当第一次世界大战的战云笼罩欧洲时,德国因为拥有先进的哈伯-博斯法和奥斯特瓦尔德法,成为了世界上唯一一个能够在本土“凭空”制造炸药的国家。当协约国利用海上优势封锁了智利硝石的运输线后,德国的战争机器并未因此停摆。工厂里源源不断生产出的硝酸,一部分被送往农田,维持着国内的粮食供应;另一部分则被送往军工厂,变成填充在炮弹和地雷里的炸药,被送往前线收割生命。 可以说,两次世界大战的巨大规模和惨烈程度,与硝酸的工业化生产密不可分。它既是生命的赐予者,也是最冷酷的收割者。
现代分子:繁荣与毁灭之外的日常
战争的硝烟散去,硝酸并未退出历史舞台。在和平年代,它依然是现代工业文明不可或缺的基石,其应用早已渗透到我们生活的方方面面。 今天,全球每年生产的数千万吨硝酸,绝大部分依然用于制造化肥,默默地支撑着全球的粮食安全体系。但它的身影远不止于此:
- 合成纤维与塑料: 它是制造尼龙和聚氨酯等高分子材料的重要中间体。我们穿的衣服、汽车的部件、家中的沙发,其背后都有硝酸的化学足迹。
- 飞向宇宙的推力: 在航天领域,某些类型的硝酸(如发烟硝酸)被用作液体燃料火箭的氧化剂,为人类探索太空的旅程提供着强大的推力。
- 微观世界的雕刻刀: 在电子工业中,高纯度的硝酸被用于清洗和蚀刻硅晶片,为制造精密的集成电路铺平道路。
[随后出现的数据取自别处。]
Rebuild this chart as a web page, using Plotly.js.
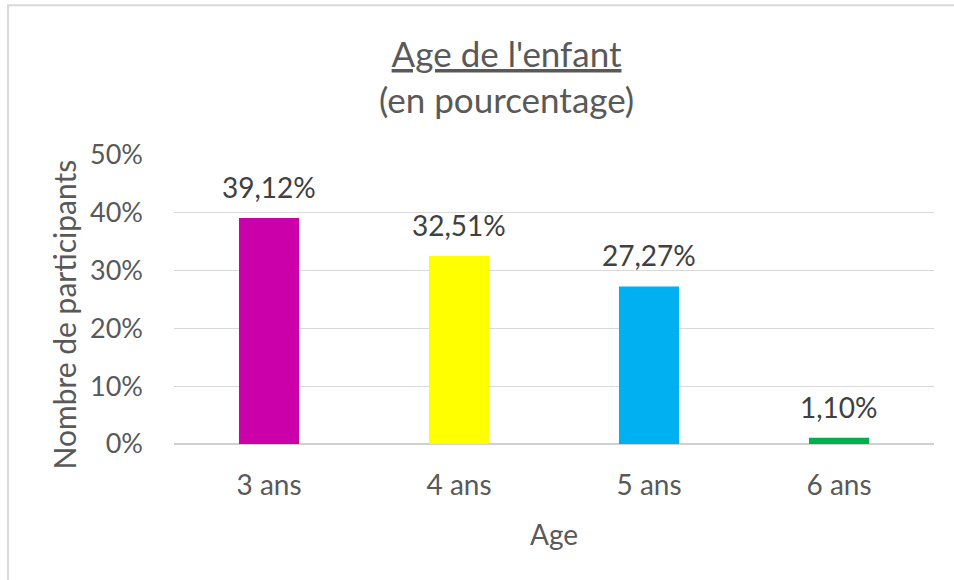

然而,正如它的历史充满了矛盾与对立,硝酸在当代的角色也并非完美无瑕。作为氮肥被过度施用于农田后,未被吸收的硝酸盐会随水流进入江河湖海,导致水体富营养化,引发赤潮等生态灾难。同时,氮肥的生产和使用过程中释放的一氧化二氮(N₂O),是一种比二氧化碳更强大的温室气体,加剧着全球气候变化。 从炼金术士坩埚中的一缕青烟,到驱动文明齿轮的工业血液;从滋养生命的面包,到撕裂大地的炸药。硝酸的简史,就是一部微缩的人类文明史。它见证了我们从蒙昧走向科学的求知欲,承载了我们对生存和繁荣的渴望,也放大了我们彼此争斗与毁灭的欲望。这个诞生于火与烟雾中的分子,至今仍在深刻地塑造着我们的世界,并不断提醒我们:人类掌握的任何一种强大力量,其最终指向光明还是黑暗,选择权永远在我们自己手中。